El árbol de oro (English: The Tree of Gold) is a short story (roughly three pages) by Ana María Matute (1925-2014), written in Spanish. It is part of her collection of short stories, set in the Spanish countryside, called Historias de la Artámila (1961).

==Plot==
The main character is a young student who is trapped at her grandfather's house one autumn because her bad health prohibits her from returning home to the city. Eventually, her grandfather consents to let her attend a local school in his small town. There, the narrator befriends a bright-eyed boy named Ivo Márquez who is described as being able to cast a "net of silver" upon those whom he encounters. Many of the children envy Ivo as he is charismatic, charming, and able to influence Señorita Leocadia, the students' teacher.

Ivo has been assigned the coveted task of going to get the students' textbooks from the small tower where they are kept. Mateo Heredia, the class's best student, asks if he can be given the key, but Ivo discourages Miss Leocadia from doing so.
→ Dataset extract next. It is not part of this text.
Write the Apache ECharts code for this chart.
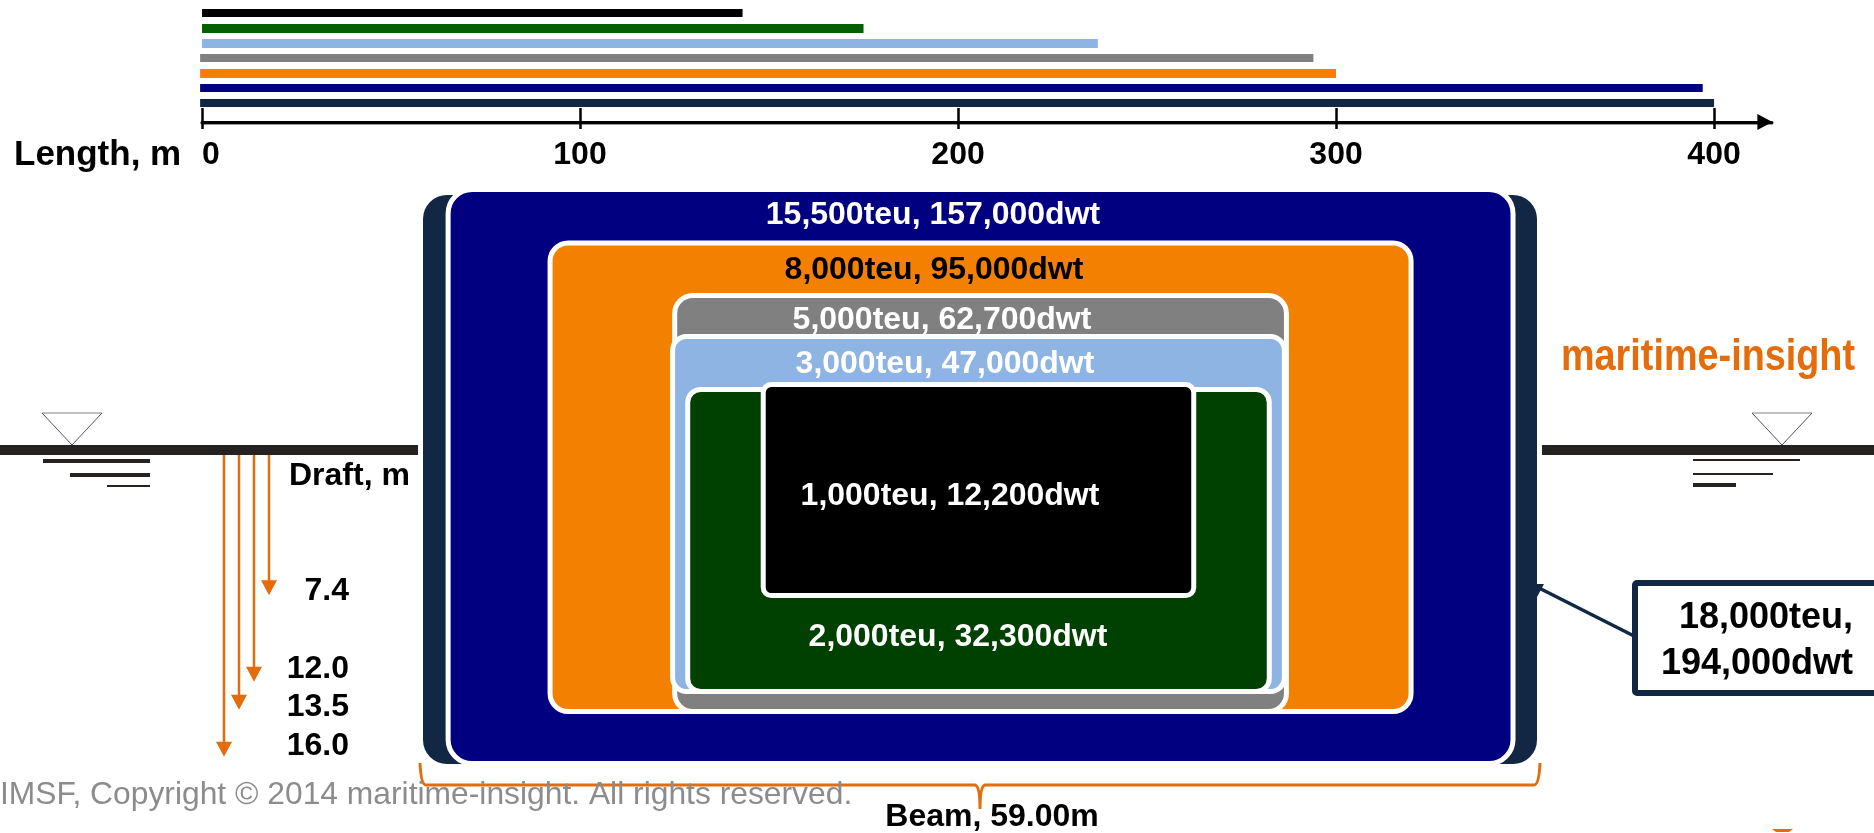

Ivo later tells the narrator that he desires total possession of the key because of a golden tree visible from a crack in a wall inside the tower. He believes that he alone has the right to see this mysterious tree, describing it as made completely of blinding, illuminated gold. He dramatically describes how birds turn gold when they land on the tree. He wonders if everything that touches the tree turns into gold.

One day, Ivo has fallen ill and does not come to class, allowing Mateo to receive the key. When the narrator asks the unfriendly Mateo if he is able to see the golden tree, he scoffs at her. Later, the narrator pays Mateo to borrow the key during recess. In the tower, when she looks through the crack she sees only the normal, barren countryside.

Time goes on and the narrator moves back to the city, where she came from. She returns to the same small town two summers later, and she walks past a cemetery. She sees a tree in the cemetery that is illuminated by a dying sunset, causing it to appear to be made of shimmering gold. She enters the cemetery and finds Ivo's grave at the base of the tree. He died at the age of ten, presumably from his aforementioned illness. Upon discovering Ivo's grave and the tree of gold, the narrator is not depressed but somewhat joyful of the scene.